Source code of charts
· · ·

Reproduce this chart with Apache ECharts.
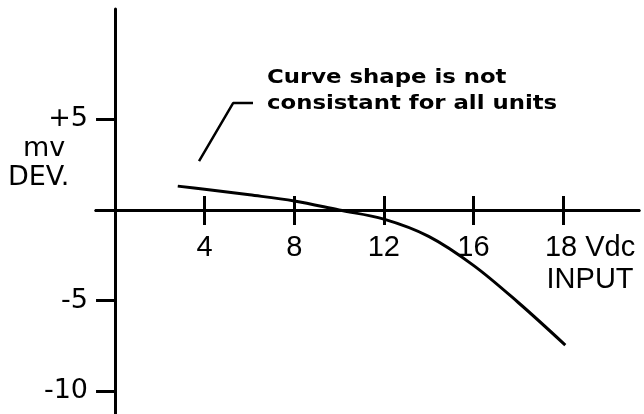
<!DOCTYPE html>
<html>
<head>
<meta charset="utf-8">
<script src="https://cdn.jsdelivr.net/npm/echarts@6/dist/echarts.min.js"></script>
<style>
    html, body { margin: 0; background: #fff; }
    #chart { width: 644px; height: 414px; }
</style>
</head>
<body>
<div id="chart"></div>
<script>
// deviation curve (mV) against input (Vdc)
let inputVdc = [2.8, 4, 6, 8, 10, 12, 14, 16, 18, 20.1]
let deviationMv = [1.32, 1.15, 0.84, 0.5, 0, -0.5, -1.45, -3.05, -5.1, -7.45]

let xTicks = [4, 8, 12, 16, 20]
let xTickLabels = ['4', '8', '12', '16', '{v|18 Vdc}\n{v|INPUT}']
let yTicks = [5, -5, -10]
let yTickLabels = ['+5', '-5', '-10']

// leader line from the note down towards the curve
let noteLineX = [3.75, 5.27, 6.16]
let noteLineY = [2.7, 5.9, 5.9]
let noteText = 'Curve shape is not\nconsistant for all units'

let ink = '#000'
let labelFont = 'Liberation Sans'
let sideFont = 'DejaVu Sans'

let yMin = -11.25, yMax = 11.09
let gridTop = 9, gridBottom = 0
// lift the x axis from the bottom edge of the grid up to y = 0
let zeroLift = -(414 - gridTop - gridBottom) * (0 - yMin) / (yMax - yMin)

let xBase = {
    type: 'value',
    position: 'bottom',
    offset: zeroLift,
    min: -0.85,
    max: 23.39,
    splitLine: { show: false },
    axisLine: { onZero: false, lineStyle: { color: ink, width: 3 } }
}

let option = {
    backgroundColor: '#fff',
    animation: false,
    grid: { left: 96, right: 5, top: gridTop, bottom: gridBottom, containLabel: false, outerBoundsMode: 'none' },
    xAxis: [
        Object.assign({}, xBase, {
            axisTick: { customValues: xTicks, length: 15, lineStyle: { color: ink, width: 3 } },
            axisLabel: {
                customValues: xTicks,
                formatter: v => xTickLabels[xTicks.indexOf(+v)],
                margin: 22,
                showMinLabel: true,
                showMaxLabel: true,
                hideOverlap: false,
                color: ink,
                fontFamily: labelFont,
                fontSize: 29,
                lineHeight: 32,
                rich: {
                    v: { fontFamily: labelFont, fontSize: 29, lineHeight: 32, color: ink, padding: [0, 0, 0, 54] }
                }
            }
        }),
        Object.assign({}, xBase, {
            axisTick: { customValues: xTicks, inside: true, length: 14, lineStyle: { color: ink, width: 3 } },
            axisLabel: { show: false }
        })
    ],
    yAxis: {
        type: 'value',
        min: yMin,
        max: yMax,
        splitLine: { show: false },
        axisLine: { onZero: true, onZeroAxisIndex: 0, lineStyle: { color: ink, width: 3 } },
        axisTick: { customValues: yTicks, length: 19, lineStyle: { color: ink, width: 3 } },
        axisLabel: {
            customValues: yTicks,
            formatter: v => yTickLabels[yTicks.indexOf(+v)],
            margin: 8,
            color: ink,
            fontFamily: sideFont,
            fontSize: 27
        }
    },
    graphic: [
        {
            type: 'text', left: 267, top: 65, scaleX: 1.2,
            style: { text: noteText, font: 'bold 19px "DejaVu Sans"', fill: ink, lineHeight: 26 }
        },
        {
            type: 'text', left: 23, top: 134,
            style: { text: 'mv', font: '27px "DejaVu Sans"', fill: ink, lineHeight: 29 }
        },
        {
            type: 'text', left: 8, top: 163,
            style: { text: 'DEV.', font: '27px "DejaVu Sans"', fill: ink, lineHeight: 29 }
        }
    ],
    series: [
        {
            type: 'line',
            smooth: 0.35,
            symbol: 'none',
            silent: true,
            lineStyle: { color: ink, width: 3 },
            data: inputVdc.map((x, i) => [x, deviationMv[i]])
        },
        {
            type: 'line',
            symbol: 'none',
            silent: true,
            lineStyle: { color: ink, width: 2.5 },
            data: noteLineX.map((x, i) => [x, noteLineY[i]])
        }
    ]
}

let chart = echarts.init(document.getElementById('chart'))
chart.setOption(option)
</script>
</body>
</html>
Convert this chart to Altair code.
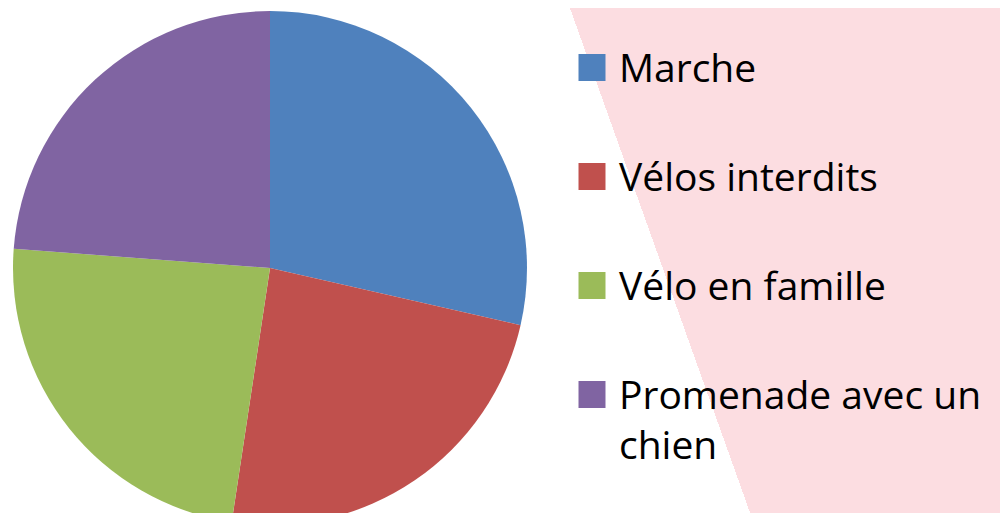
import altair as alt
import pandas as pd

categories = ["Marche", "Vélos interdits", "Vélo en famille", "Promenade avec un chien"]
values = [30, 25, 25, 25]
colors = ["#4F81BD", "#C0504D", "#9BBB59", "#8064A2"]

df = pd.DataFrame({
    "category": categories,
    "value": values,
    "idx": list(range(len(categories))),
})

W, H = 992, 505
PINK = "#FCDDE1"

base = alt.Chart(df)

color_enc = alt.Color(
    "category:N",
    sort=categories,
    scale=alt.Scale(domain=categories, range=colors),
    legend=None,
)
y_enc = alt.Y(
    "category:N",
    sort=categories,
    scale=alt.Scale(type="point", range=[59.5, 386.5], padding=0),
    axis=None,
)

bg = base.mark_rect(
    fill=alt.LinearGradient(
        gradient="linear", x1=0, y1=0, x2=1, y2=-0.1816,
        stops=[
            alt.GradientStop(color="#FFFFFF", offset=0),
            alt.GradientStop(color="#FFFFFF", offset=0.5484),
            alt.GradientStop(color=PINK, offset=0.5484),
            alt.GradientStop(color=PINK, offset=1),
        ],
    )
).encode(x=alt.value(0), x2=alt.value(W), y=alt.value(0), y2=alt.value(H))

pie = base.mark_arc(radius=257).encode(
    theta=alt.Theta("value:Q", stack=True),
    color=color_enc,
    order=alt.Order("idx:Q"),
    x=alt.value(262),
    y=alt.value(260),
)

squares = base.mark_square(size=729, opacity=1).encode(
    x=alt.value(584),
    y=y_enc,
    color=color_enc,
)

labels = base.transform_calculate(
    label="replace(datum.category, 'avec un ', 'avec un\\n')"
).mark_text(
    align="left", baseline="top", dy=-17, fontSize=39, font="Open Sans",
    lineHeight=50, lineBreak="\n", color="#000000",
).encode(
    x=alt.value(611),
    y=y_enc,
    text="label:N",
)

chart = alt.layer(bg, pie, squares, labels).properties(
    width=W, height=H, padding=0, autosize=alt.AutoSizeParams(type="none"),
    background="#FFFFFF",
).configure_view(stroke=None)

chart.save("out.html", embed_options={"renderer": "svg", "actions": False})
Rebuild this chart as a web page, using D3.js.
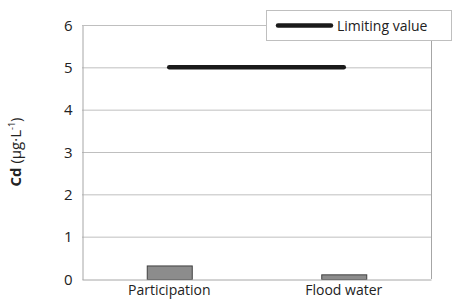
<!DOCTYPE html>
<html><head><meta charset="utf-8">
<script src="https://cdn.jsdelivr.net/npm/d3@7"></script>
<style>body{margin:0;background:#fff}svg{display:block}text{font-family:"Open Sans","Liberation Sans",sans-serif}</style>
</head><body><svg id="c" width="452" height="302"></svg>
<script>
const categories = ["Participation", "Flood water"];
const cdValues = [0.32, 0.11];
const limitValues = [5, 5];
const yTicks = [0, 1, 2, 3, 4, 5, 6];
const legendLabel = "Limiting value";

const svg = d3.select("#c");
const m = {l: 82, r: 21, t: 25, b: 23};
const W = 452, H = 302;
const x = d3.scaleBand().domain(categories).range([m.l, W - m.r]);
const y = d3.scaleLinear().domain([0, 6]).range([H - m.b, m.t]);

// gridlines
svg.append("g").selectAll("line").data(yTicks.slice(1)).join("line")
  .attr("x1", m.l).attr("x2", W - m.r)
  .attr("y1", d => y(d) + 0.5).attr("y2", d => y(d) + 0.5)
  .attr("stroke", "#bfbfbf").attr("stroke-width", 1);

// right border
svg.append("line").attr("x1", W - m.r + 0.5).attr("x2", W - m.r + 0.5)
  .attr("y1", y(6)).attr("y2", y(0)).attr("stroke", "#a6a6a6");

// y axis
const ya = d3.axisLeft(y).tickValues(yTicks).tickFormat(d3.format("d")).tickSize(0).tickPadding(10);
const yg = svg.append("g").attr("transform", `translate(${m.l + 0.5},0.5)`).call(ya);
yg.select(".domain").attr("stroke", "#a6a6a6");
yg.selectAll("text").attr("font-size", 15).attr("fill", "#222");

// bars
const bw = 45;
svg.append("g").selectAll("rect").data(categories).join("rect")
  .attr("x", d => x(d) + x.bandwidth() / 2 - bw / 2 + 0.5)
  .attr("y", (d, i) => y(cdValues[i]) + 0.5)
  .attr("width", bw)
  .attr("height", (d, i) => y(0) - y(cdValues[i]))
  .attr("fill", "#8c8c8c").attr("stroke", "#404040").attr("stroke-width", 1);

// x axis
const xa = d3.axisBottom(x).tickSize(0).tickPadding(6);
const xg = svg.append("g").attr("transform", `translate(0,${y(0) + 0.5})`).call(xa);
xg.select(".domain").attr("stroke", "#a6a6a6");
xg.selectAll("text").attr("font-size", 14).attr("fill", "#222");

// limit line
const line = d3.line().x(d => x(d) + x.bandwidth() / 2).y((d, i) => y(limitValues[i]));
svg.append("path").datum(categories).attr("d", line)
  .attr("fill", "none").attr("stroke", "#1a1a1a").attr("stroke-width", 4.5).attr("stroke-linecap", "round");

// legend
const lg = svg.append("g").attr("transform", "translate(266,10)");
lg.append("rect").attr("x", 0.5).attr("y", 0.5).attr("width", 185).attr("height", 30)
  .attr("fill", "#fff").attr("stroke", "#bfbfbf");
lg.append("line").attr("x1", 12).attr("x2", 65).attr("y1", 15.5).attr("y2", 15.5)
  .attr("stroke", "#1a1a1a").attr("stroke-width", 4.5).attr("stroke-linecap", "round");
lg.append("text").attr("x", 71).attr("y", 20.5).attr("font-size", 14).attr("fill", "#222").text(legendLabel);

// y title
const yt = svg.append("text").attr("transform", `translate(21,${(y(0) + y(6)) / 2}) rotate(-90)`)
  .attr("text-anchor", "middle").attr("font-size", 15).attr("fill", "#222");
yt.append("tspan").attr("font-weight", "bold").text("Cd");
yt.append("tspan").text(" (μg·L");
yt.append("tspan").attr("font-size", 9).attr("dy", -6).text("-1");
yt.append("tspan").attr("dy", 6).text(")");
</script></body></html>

· · ·

| Given problem |
Write out each line of the listing above, exactly, from its first line to the line holding "let zeroLift = -(414", inclusive. Skip the pictures.

| Output |
Reproduce this chart with Apache ECharts.
<!DOCTYPE html>
<html>
<head>
<meta charset="utf-8">
<script src="https://cdn.jsdelivr.net/npm/echarts@6/dist/echarts.min.js"></script>
<style>
    html, body { margin: 0; background: #fff; }
    #chart { width: 644px; height: 414px; }
</style>
</head>
<body>
<div id="chart"></div>
<script>
// deviation curve (mV) against input (Vdc)
let inputVdc = [2.8, 4, 6, 8, 10, 12, 14, 16, 18, 20.1]
let deviationMv = [1.32, 1.15, 0.84, 0.5, 0, -0.5, -1.45, -3.05, -5.1, -7.45]

let xTicks = [4, 8, 12, 16, 20]
let xTickLabels = ['4', '8', '12', '16', '{v|18 Vdc}\n{v|INPUT}']
let yTicks = [5, -5, -10]
let yTickLabels = ['+5', '-5', '-10']

// leader line from the note down towards the curve
let noteLineX = [3.75, 5.27, 6.16]
let noteLineY = [2.7, 5.9, 5.9]
let noteText = 'Curve shape is not\nconsistant for all units'

let ink = '#000'
let labelFont = 'Liberation Sans'
let sideFont = 'DejaVu Sans'

let yMin = -11.25, yMax = 11.09
let gridTop = 9, gridBottom = 0
// lift the x axis from the bottom edge of the grid up to y = 0
let zeroLift = -(414 - gridTop - gridBottom) * (0 - yMin) / (yMax - yMin)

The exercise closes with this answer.